PROMPT:
Quote every line below exactly and skip any picture.

Code that draws figures:
* * * *

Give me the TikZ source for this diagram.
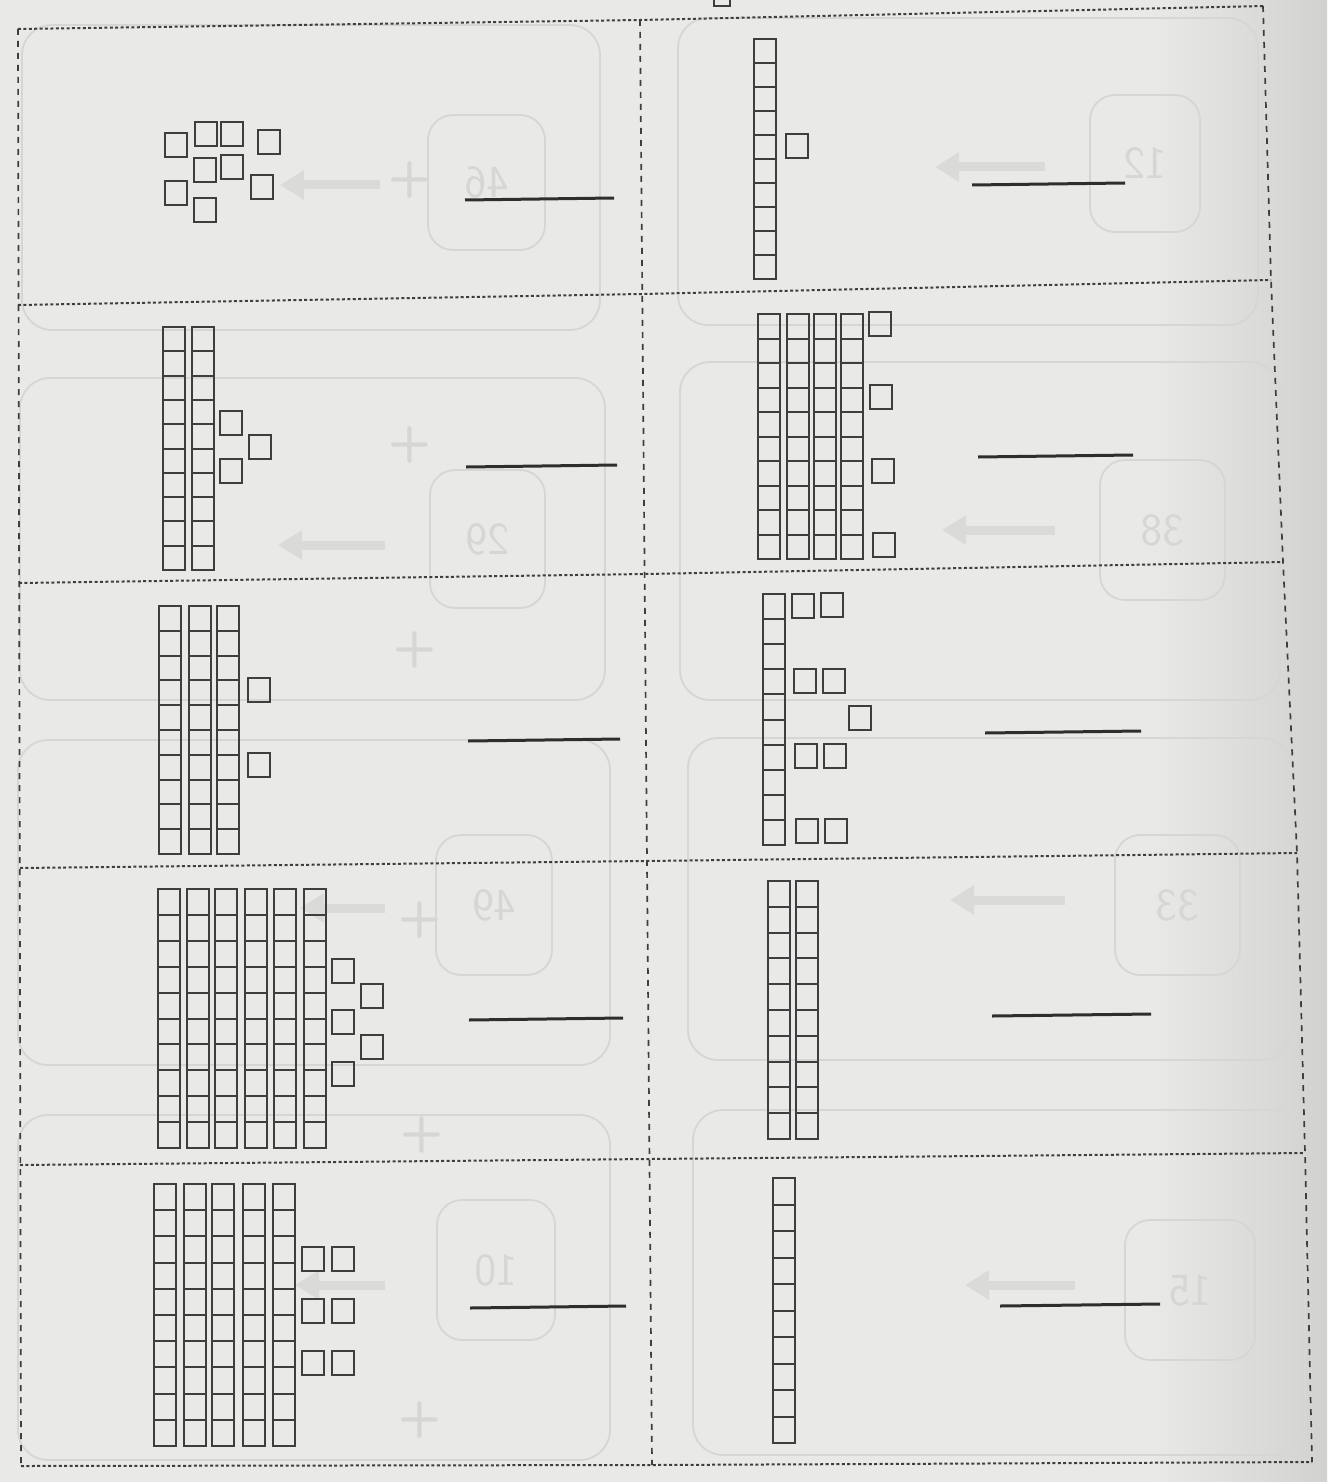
\documentclass[tikz,border=0pt]{standalone}
\usepackage{fontspec}
\usetikzlibrary{arrows.meta}
\definecolor{paper}{RGB}{233,233,231}
\definecolor{ink}{RGB}{62,62,62}
\definecolor{ghost}{RGB}{214,214,212}

\begin{document}
\begin{tikzpicture}[
  x=1pt, y=-1pt,
  unit/.style={draw=ink, line width=2pt, minimum width=22pt, minimum height=24pt, inner sep=0pt, anchor=north west},
  cutrow/.style={draw=ink, line width=2pt, dash pattern=on 3pt off 2.4pt},
  cutcol/.style={draw=ink, line width=1.7pt, dash pattern=on 6pt off 6pt},
  answer/.style={draw=black!82, line width=3pt},
  ghost/.style={draw=ghost, line width=1.8pt},
  ghostarrow/.style={draw=ghost!80!paper, line width=9pt, -{Triangle[length=24pt, width=28pt]}},
  ghostnum/.style={text=ghost, font=\sffamily\fontsize{46}{46}\selectfont, inner sep=0pt}
]
  \useasboundingbox (0,0) rectangle (1327,1482);
  \fill[paper] (0,0) rectangle (1327,1482);
  \shade[left color=paper, right color=paper!90!black] (1150,0) rectangle (1327,1482);

  % Show-through from the back of the sheet.
  \draw[ghost, rounded corners=30pt] (22,25) rectangle (600,330);
  \draw[ghost, rounded corners=30pt] (678,18) rectangle (1258,325);
  \draw[ghost, rounded corners=30pt] (20,378) rectangle (605,700);
  \draw[ghost, rounded corners=30pt] (680,362) rectangle (1280,700);
  \draw[ghost, rounded corners=30pt] (18,740) rectangle (610,1065);
  \draw[ghost, rounded corners=30pt] (688,738) rectangle (1292,1060);
  \draw[ghost, rounded corners=30pt] (18,1115) rectangle (610,1460);
  \draw[ghost, rounded corners=30pt] (693,1110) rectangle (1305,1455);

  \foreach \n/\xa/\ya/\xb/\yb in {46/428/115/545/250, 12/1090/95/1200/232,
      29/430/470/545/608, 38/1100/460/1225/600, 49/436/835/552/975,
      33/1115/835/1240/975, 10/437/1200/555/1340, 15/1125/1220/1255/1360} {
    \draw[ghost, rounded corners=25pt] (\xa,\ya) rectangle (\xb,\yb);
    \node[ghostnum] (num\n) at ({(\xa+\xb)/2},{(\ya+\yb)/2}) {\reflectbox{\n}};
  }

  \foreach \xa/\xb/\y in {380/280/185, 1045/935/167, 385/278/545, 1055/942/530,
      385/300/908, 1065/950/900, 1075/965/1285, 385/295/1285} {
    \coordinate (arrS\xa) at (\xa,\y);
    \coordinate (arrE\xa) at (\xb,\y);
    \draw[ghostarrow] (arrS\xa) -- (arrE\xa);
  }

  \foreach \x/\y in {410/180, 410/445, 415/650, 420/920, 422/1135, 420/1420} {
    \node[ghostnum, font=\sffamily\bfseries\fontsize{50}{50}\selectfont] (plus\y) at (\x,\y) {+};
  }

  % Cutting lines.
  \coordinate (l0) at (18,29);   \coordinate (m0) at (640,20);  \coordinate (r0) at (1263,6);
  \coordinate (l1) at (18,305);  \coordinate (m1) at (642,294); \coordinate (r1) at (1271,280);
  \coordinate (l2) at (19,583);  \coordinate (m2) at (645,574); \coordinate (r2) at (1283,562);
  \coordinate (l3) at (20,868);  \coordinate (m3) at (647,861); \coordinate (r3) at (1297,853);
  \coordinate (l4) at (20,1165); \coordinate (m4) at (650,1159); \coordinate (r4) at (1305,1153);
  \coordinate (l5) at (21,1466); \coordinate (m5) at (652,1465); \coordinate (r5) at (1312,1462);

  \foreach \i in {0,...,5} {
    \draw[cutrow] (l\i) -- (m\i) -- (r\i);
  }
  \draw[cutcol] (l0) -- (l5);
  \draw[cutcol] (m0) -- (m5);
  \draw[cutcol] (r0) -- (r1) -- (r2) -- (r3) -- (r4) -- (r5);

  % Tens: columns of ten units.
  \foreach \x/\y/\h in {753/38/24,
      162/326/24.3, 191/326/24.3,
      757/313/24.5, 786/313/24.5, 813/313/24.5, 840/313/24.5,
      158/605/24.8, 188/605/24.8, 216/605/24.8,
      762/593/25.1,
      157/888/25.9, 186/888/25.9, 214/888/25.9, 244/888/25.9, 273/888/25.9, 303/888/25.9,
      767/880/25.8, 795/880/25.8,
      153/1183/26.2, 183/1183/26.2, 211/1183/26.2, 242/1183/26.2, 272/1183/26.2,
      772/1177/26.5} {
    \foreach \k in {0,...,9} {
      \node[unit, minimum height=\h*1pt] (rod\x-\y-\k) at (\x,{\y+\k*\h}) {};
    }
  }

  % Ones.
  \foreach \x/\y in {164/132, 194/121, 220/121, 257/129, 193/157, 220/154, 164/180, 250/174, 193/197,
      785/133,
      219/410, 248/434, 219/458,
      868/311, 869/384, 871/458, 872/532,
      247/677, 247/752,
      791/593, 820/592, 793/668, 822/668, 848/705, 794/743, 823/743, 795/818, 824/818,
      331/958, 360/983, 331/1009, 360/1034, 331/1061,
      301/1246, 331/1246, 301/1298, 331/1298, 301/1350, 331/1350} {
    \node[unit] (one\x-\y) at (\x,\y) {};
  }
  \node[unit, minimum width=16pt] (topone) at (713,-19) {};

  % Answer lines.
  \foreach \n/\xa/\ya/\xb/\yb in {1/465/200/614/198, 2/972/185/1125/183,
      3/466/467/617/465, 4/978/457/1133/455, 5/468/741/620/739, 6/985/733/1141/731,
      7/469/1020/623/1018, 8/992/1016/1151/1014, 9/470/1308/626/1306, 10/1000/1306/1160/1304} {
    \coordinate (ans\n a) at (\xa,\ya);
    \coordinate (ans\n b) at (\xb,\yb);
    \draw[answer] (ans\n a) -- (ans\n b);
  }
\end{tikzpicture}
\end{document}
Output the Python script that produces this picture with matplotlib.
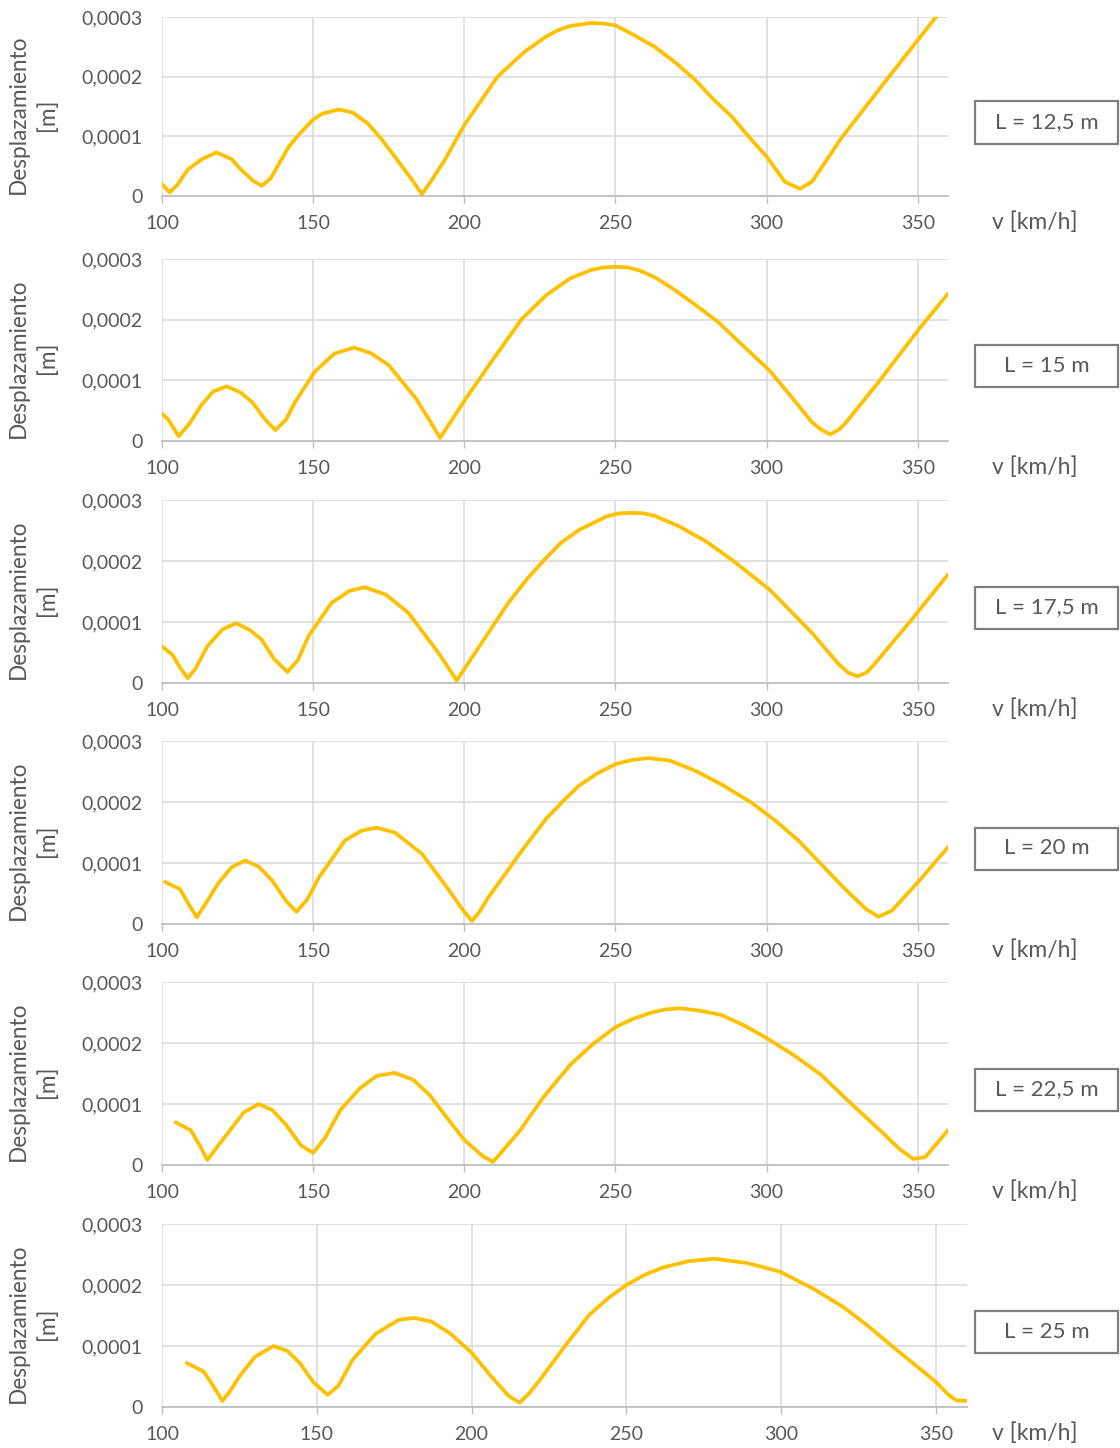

* * * *

ANSWER FOR THE TASK:
Give me the TikZ source for this diagram.
\documentclass[tikz,border=0pt]{standalone}
\usepackage{fontspec}
\usetikzlibrary{arrows.meta}
\definecolor{paper}{RGB}{233,233,231}
\definecolor{ink}{RGB}{62,62,62}
\definecolor{ghost}{RGB}{214,214,212}

\begin{document}
\begin{tikzpicture}[
  x=1pt, y=-1pt,
  unit/.style={draw=ink, line width=2pt, minimum width=22pt, minimum height=24pt, inner sep=0pt, anchor=north west},
  cutrow/.style={draw=ink, line width=2pt, dash pattern=on 3pt off 2.4pt},
  cutcol/.style={draw=ink, line width=1.7pt, dash pattern=on 6pt off 6pt},
  answer/.style={draw=black!82, line width=3pt},
  ghost/.style={draw=ghost, line width=1.8pt},
  ghostarrow/.style={draw=ghost!80!paper, line width=9pt, -{Triangle[length=24pt, width=28pt]}},
  ghostnum/.style={text=ghost, font=\sffamily\fontsize{46}{46}\selectfont, inner sep=0pt}
]
  \useasboundingbox (0,0) rectangle (1327,1482);
  \fill[paper] (0,0) rectangle (1327,1482);
  \shade[left color=paper, right color=paper!90!black] (1150,0) rectangle (1327,1482);

  % Show-through from the back of the sheet.
  \draw[ghost, rounded corners=30pt] (22,25) rectangle (600,330);
  \draw[ghost, rounded corners=30pt] (678,18) rectangle (1258,325);
  \draw[ghost, rounded corners=30pt] (20,378) rectangle (605,700);
  \draw[ghost, rounded corners=30pt] (680,362) rectangle (1280,700);
  \draw[ghost, rounded corners=30pt] (18,740) rectangle (610,1065);
  \draw[ghost, rounded corners=30pt] (688,738) rectangle (1292,1060);
  \draw[ghost, rounded corners=30pt] (18,1115) rectangle (610,1460);
  \draw[ghost, rounded corners=30pt] (693,1110) rectangle (1305,1455);

  \foreach \n/\xa/\ya/\xb/\yb in {46/428/115/545/250, 12/1090/95/1200/232,
      29/430/470/545/608, 38/1100/460/1225/600, 49/436/835/552/975,
      33/1115/835/1240/975, 10/437/1200/555/1340, 15/1125/1220/1255/1360} {
    \draw[ghost, rounded corners=25pt] (\xa,\ya) rectangle (\xb,\yb);
    \node[ghostnum] (num\n) at ({(\xa+\xb)/2},{(\ya+\yb)/2}) {\reflectbox{\n}};
  }

  \foreach \xa/\xb/\y in {380/280/185, 1045/935/167, 385/278/545, 1055/942/530,
      385/300/908, 1065/950/900, 1075/965/1285, 385/295/1285} {
    \coordinate (arrS\xa) at (\xa,\y);
    \coordinate (arrE\xa) at (\xb,\y);
    \draw[ghostarrow] (arrS\xa) -- (arrE\xa);
  }

  \foreach \x/\y in {410/180, 410/445, 415/650, 420/920, 422/1135, 420/1420} {
    \node[ghostnum, font=\sffamily\bfseries\fontsize{50}{50}\selectfont] (plus\y) at (\x,\y) {+};
  }

  % Cutting lines.
  \coordinate (l0) at (18,29);   \coordinate (m0) at (640,20);  \coordinate (r0) at (1263,6);
  \coordinate (l1) at (18,305);  \coordinate (m1) at (642,294); \coordinate (r1) at (1271,280);
  \coordinate (l2) at (19,583);  \coordinate (m2) at (645,574); \coordinate (r2) at (1283,562);
  \coordinate (l3) at (20,868);  \coordinate (m3) at (647,861); \coordinate (r3) at (1297,853);
  \coordinate (l4) at (20,1165); \coordinate (m4) at (650,1159); \coordinate (r4) at (1305,1153);
  \coordinate (l5) at (21,1466); \coordinate (m5) at (652,1465); \coordinate (r5) at (1312,1462);

  \foreach \i in {0,...,5} {
    \draw[cutrow] (l\i) -- (m\i) -- (r\i);
  }
  \draw[cutcol] (l0) -- (l5);
  \draw[cutcol] (m0) -- (m5);
  \draw[cutcol] (r0) -- (r1) -- (r2) -- (r3) -- (r4) -- (r5);

  % Tens: columns of ten units.
  \foreach \x/\y/\h in {753/38/24,
      162/326/24.3, 191/326/24.3,
      757/313/24.5, 786/313/24.5, 813/313/24.5, 840/313/24.5,
      158/605/24.8, 188/605/24.8, 216/605/24.8,
      762/593/25.1,
      157/888/25.9, 186/888/25.9, 214/888/25.9, 244/888/25.9, 273/888/25.9, 303/888/25.9,
      767/880/25.8, 795/880/25.8,
      153/1183/26.2, 183/1183/26.2, 211/1183/26.2, 242/1183/26.2, 272/1183/26.2,
      772/1177/26.5} {
    \foreach \k in {0,...,9} {
      \node[unit, minimum height=\h*1pt] (rod\x-\y-\k) at (\x,{\y+\k*\h}) {};
    }
  }

  % Ones.
  \foreach \x/\y in {164/132, 194/121, 220/121, 257/129, 193/157, 220/154, 164/180, 250/174, 193/197,
      785/133,
      219/410, 248/434, 219/458,
      868/311, 869/384, 871/458, 872/532,
      247/677, 247/752,
      791/593, 820/592, 793/668, 822/668, 848/705, 794/743, 823/743, 795/818, 824/818,
      331/958, 360/983, 331/1009, 360/1034, 331/1061,
      301/1246, 331/1246, 301/1298, 331/1298, 301/1350, 331/1350} {
    \node[unit] (one\x-\y) at (\x,\y) {};
  }
  \node[unit, minimum width=16pt] (topone) at (713,-19) {};

  % Answer lines.
  \foreach \n/\xa/\ya/\xb/\yb in {1/465/200/614/198, 2/972/185/1125/183,
      3/466/467/617/465, 4/978/457/1133/455, 5/468/741/620/739, 6/985/733/1141/731,
      7/469/1020/623/1018, 8/992/1016/1151/1014, 9/470/1308/626/1306, 10/1000/1306/1160/1304} {
    \coordinate (ans\n a) at (\xa,\ya);
    \coordinate (ans\n b) at (\xb,\yb);
    \draw[answer] (ans\n a) -- (ans\n b);
  }
\end{tikzpicture}
\end{document}
Output the Python script that produces this picture with matplotlib.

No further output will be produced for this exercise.